Task 1 - Ye Ol’ Search Engine
intro stuff
Task 2 - Let’s Learn About Crawlers
Name the key term of what a “Crawler” is used to do
index
What is the name of the technique that “Search Engines” use to retrieve this information about websites?
crawling
What is an example of the type of contents that could be gathered from a website?
keywords
Task 3 - Enter: Search Engine Optimisation
Using the SEO Site Checkup tool on “tryhackme.com”, does TryHackMe pass the “Meta Title Test”? (Yea / Nay)
Yea
Does “tryhackme.com” pass the “Keywords Usage Test?” (Yea / Nay)
Nay
Use https://neilpatel.com/seo-analyzer/ to analyse http://googledorking.cmnatic.co.uk:
uhhh ok
With the same tool and domain in Question #3 (previous) How many pages use “flash”?
0
From a “rating score” perspective alone, what website would list first?
tryhackme.com or googledorking.cmnatic.co.uk
Use tryhackme.com’s score of 62/100 as of 31/03/2020 for this question.
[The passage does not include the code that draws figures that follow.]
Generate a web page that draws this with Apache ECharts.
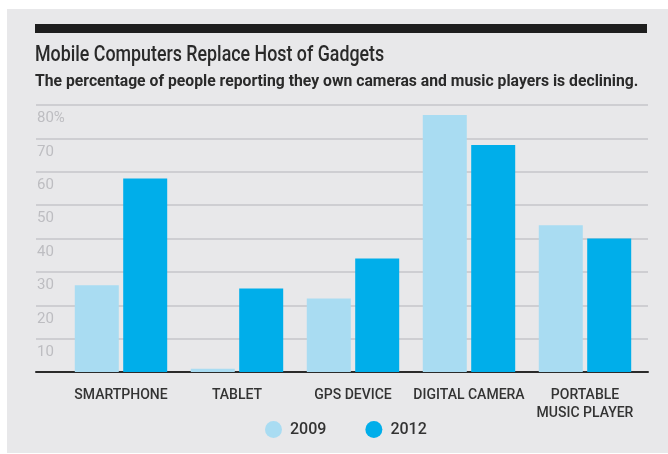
<!DOCTYPE html>
<html>
<head>
<meta charset="utf-8">
<script src="https://cdn.jsdelivr.net/npm/echarts@6/dist/echarts.min.js"></script>
<style>
  html, body { margin: 0; padding: 0; background: #ffffff; }
  #chart { width: 668px; height: 454px; }
</style>
</head>
<body>
<div id="chart"></div>
<script>
// data
const categories = ['SMARTPHONE', 'TABLET', 'GPS DEVICE', 'DIGITAL CAMERA', 'PORTABLE\nMUSIC PLAYER'];
const years = ['2009', '2012'];
const values2009 = [26, 1, 22, 77, 44];
const values2012 = [58, 25, 34, 68, 40];
const yTicks = [0, 10, 20, 30, 40, 50, 60, 70, 80];

const font = 'Roboto, sans-serif';
const light = '#a9dcf2';
const dark = '#00aeea';

const chart = echarts.init(document.getElementById('chart'));

const option = {
  backgroundColor: '#ffffff',
  animation: false,
  graphic: [
    { type: 'rect', z: -100, silent: true, shape: { x: 7, y: 9, width: 661, height: 444 }, style: { fill: '#e8e8ea' } },
    { type: 'rect', silent: true, shape: { x: 35, y: 24, width: 612, height: 9 }, style: { fill: '#1e1e1e' } },
    // title + subtitle squeezed a bit, the original uses a condensed face
    {
      type: 'text', silent: true, x: 35, y: 44.5, scaleX: 0.81,
      style: { text: 'Mobile Computers Replace Host of Gadgets', font: '500 22px Roboto, sans-serif', fill: '#2a2a2a' }
    },
    {
      type: 'text', silent: true, x: 35, y: 73, scaleX: 0.925,
      style: { text: 'The percentage of people reporting they own cameras and music players is declining.', font: 'bold 17px Roboto, sans-serif', fill: '#2a2a2a' }
    }
  ],
  legend: {
    data: years,
    left: 260,
    top: 416,
    icon: 'circle',
    itemWidth: 17,
    itemHeight: 17,
    itemGap: 39,
    textStyle: { fontFamily: font, fontSize: 16, fontWeight: 500, color: '#333', padding: [0, 0, 0, 3] }
  },
  grid: [
    { left: 36, right: 20, top: 105, bottom: 82 },
    { left: 63, right: 25, top: 105, bottom: 82 }
  ],
  xAxis: [
    {
      gridIndex: 0, type: 'value', min: 0, max: 1,
      axisLine: { show: true, onZero: false, lineStyle: { color: '#2b2b2b', width: 2 } },
      axisTick: { show: false }, axisLabel: { show: false }, splitLine: { show: false }
    },
    {
      gridIndex: 1, type: 'category', data: categories,
      axisLine: { show: false }, axisTick: { show: false },
      axisLabel: {
        margin: 14, fontFamily: font, fontSize: 14, fontWeight: 500, lineHeight: 18,
        color: '#333', interval: 0, verticalAlign: 'top'
      }
    }
  ],
  yAxis: [
    {
      gridIndex: 0, type: 'value', min: yTicks[0], max: yTicks[yTicks.length - 1], interval: 10,
      axisLine: { show: false }, axisTick: { show: false },
      splitLine: { lineStyle: { color: '#c6c6ca', width: 1.5 } },
      axisLabel: {
        inside: true, margin: 1, verticalAlign: 'top', padding: [6, 0, 0, 0],
        fontFamily: font, fontSize: 15, color: '#bdbdc1',
        formatter: v => v === 0 ? '' : (v === 80 ? v + '%' : String(v))
      }
    },
    {
      gridIndex: 1, type: 'value', min: 0, max: 80,
      show: false, splitLine: { show: false }
    }
  ],
  series: [
    {
      name: years[0], type: 'bar', xAxisIndex: 1, yAxisIndex: 1,
      data: values2009, barWidth: 44, barGap: '10%',
      itemStyle: { color: light }
    },
    {
      name: years[1], type: 'bar', xAxisIndex: 1, yAxisIndex: 1,
      data: values2012, barWidth: 44, barGap: '10%',
      itemStyle: { color: dark }
    }
  ]
};

chart.setOption(option);
</script>
</body>
</html>
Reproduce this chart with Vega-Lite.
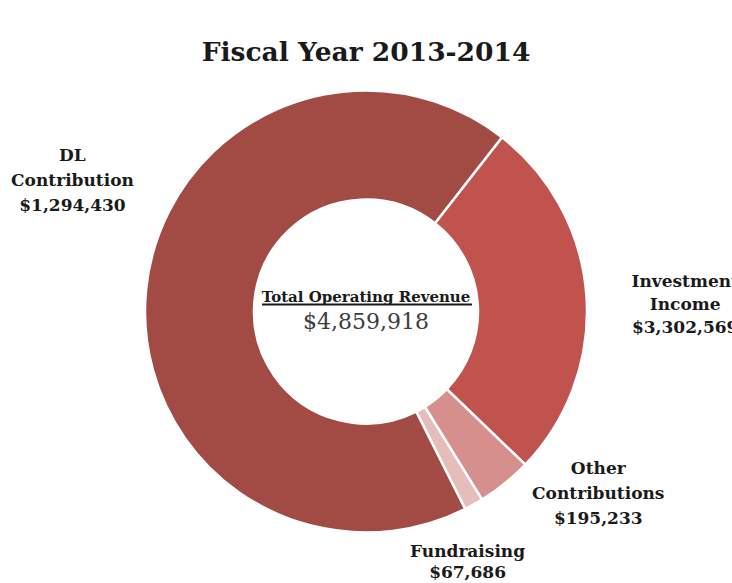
{
  "$schema": "https://vega.github.io/schema/vega-lite/v6.json",
  "width": 732,
  "height": 543,
  "autosize": "none",
  "padding": {"left": 0, "top": 40, "right": 0, "bottom": 0},
  "background": "white",
  "view": {"stroke": null},
  "title": {
    "text": "Fiscal Year 2013-2014",
    "font": "DejaVu Serif",
    "fontSize": 26.5,
    "fontWeight": "bold",
    "color": "#1a1a1a",
    "anchor": "middle",
    "baseline": "alphabetic",
    "offset": 0,
    "dy": 47
  },
  "data": {
    "values": [
      {"slice": "DL Contribution", "value": 1294430, "rank": 1, "label": "Investment\nIncome\n$3,302,569"},
      {"slice": "Other Contributions", "value": 195233, "rank": 2, "label": "Other\nContributions\n$195,233"},
      {"slice": "Fundraising", "value": 67686, "rank": 3, "label": "Fundraising\n$67,686"},
      {"slice": "Investment Income", "value": 3302569, "rank": 4, "label": "DL\nContribution\n$1,294,430"}
    ]
  },
  "encoding": {
    "theta": {"field": "value", "type": "quantitative", "stack": true, "scale": {"range": [0.663, 6.946]}},
    "order": {"field": "rank", "type": "quantitative"}
  },
  "layer": [
    {
      "mark": {"type": "arc", "outerRadius": 221, "innerRadius": 112, "stroke": "#ffffff", "strokeWidth": 2.5},
      "encoding": {
        "color": {
          "field": "slice",
          "type": "nominal",
          "scale": {
            "domain": ["DL Contribution", "Other Contributions", "Fundraising", "Investment Income"],
            "range": ["#C0534E", "#D68F8C", "#E5BDBB", "#A24A44"]
          },
          "legend": null
        }
      }
    },
    {
      "mark": {"type": "text", "radius": 320, "dx": 0, "dy": -7, "font": "DejaVu Serif", "fontWeight": "bold", "fontSize": 17, "lineHeight": 23, "lineBreak": "\n", "align": "center", "baseline": "middle", "color": "#1a1a1a"},
      "encoding": {"text": {"condition": {"test": "datum.rank === 1", "field": "label"}, "value": ""}}
    },
    {
      "mark": {"type": "text", "radius": 295, "dx": 47, "dy": -72, "font": "DejaVu Serif", "fontWeight": "bold", "fontSize": 17, "lineHeight": 25, "lineBreak": "\n", "align": "center", "baseline": "middle", "color": "#1a1a1a"},
      "encoding": {"text": {"condition": {"test": "datum.rank === 2", "field": "label"}, "value": ""}}
    },
    {
      "mark": {"type": "text", "radius": 270, "dx": -30, "dy": 5, "font": "DejaVu Serif", "fontWeight": "bold", "fontSize": 17, "lineHeight": 21, "lineBreak": "\n", "align": "center", "baseline": "middle", "color": "#1a1a1a"},
      "encoding": {"text": {"condition": {"test": "datum.rank === 3", "field": "label"}, "value": ""}}
    },
    {
      "mark": {"type": "text", "radius": 300, "dx": 5, "dy": -126, "font": "DejaVu Serif", "fontWeight": "bold", "fontSize": 17, "lineHeight": 25, "lineBreak": "\n", "align": "center", "baseline": "middle", "color": "#1a1a1a"},
      "encoding": {"text": {"condition": {"test": "datum.rank === 4", "field": "label"}, "value": ""}}
    },
    {
      "data": {"values": [{"heading": "Total Operating Revenue", "total": "$4,859,918"}]},
      "mark": {"type": "text", "dy": -15, "font": "DejaVu Serif", "fontWeight": "bold", "fontSize": 15, "align": "center", "baseline": "middle", "color": "#1a1a1a"},
      "encoding": {"text": {"field": "heading"}, "theta": null, "order": null}
    },
    {
      "data": {"values": [{"heading": "Total Operating Revenue", "total": "$4,859,918"}]},
      "mark": {"type": "rule", "x": {"expr": "width/2-104"}, "x2": {"expr": "width/2+106"}, "strokeWidth": 1.8, "color": "#1a1a1a"},
      "encoding": {"y": {"value": {"expr": "height/2-7"}}, "theta": null, "order": null}
    },
    {
      "data": {"values": [{"heading": "Total Operating Revenue", "total": "$4,859,918"}]},
      "mark": {"type": "text", "dy": 10, "font": "DejaVu Serif", "fontSize": 22, "align": "center", "baseline": "middle", "color": "#3d3d3d"},
      "encoding": {"text": {"field": "total"}, "theta": null, "order": null}
    }
  ]
}
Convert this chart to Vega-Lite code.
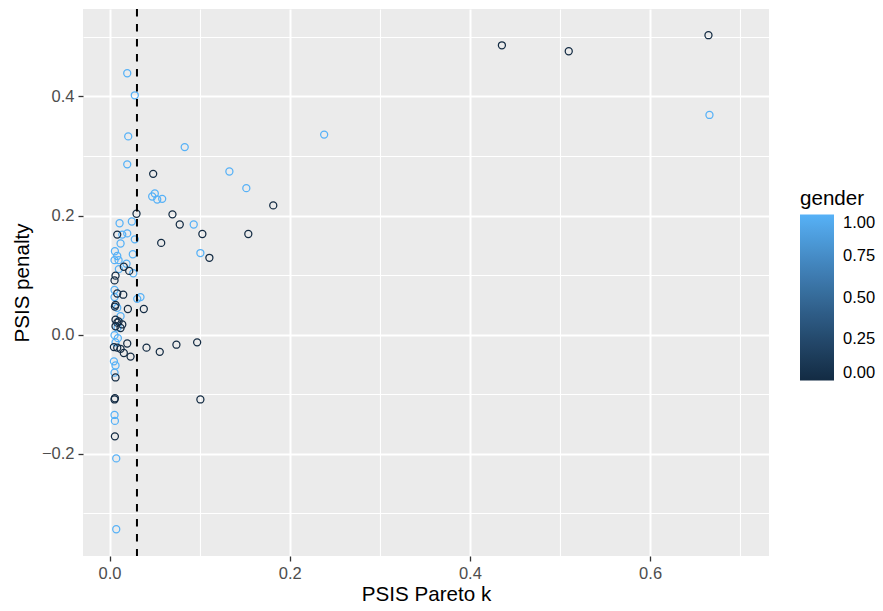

googledorking.cmnatic.co.uk
Task 4 - Beepboop - Robots.txt
Where would “robots.txt” be located on the domain “ablog.com”
ablog.com/robots.txt
If a website was to have a sitemap, where would that be located?
/sitemap.xml
How would we only allow “Bingbot” to index the website?
User-agent: Bingbot
How would we prevent a “Crawler” from indexing the directory “/dont-index-me/”?
Disallow: /dont-index-me/
What is the extension of a Unix/Linux system configuration file that we might want to hide from “Crawlers”?
.conf
Task 5 - Sitemaps
What is the typical file structure of a “Sitemap”?
XML
What real life example can “Sitemaps” be compared to?
map
Name the keyword for the path taken for content on a website
route
Task 6 - What is Google Dorking?
What would be the format used to query the site bbc.co.uk about flood defences
site: bbc.co.uk flood defences
What term would you use to search by file type?
filetype:
What term can we use to look for login pages?
intitle: login
ezpz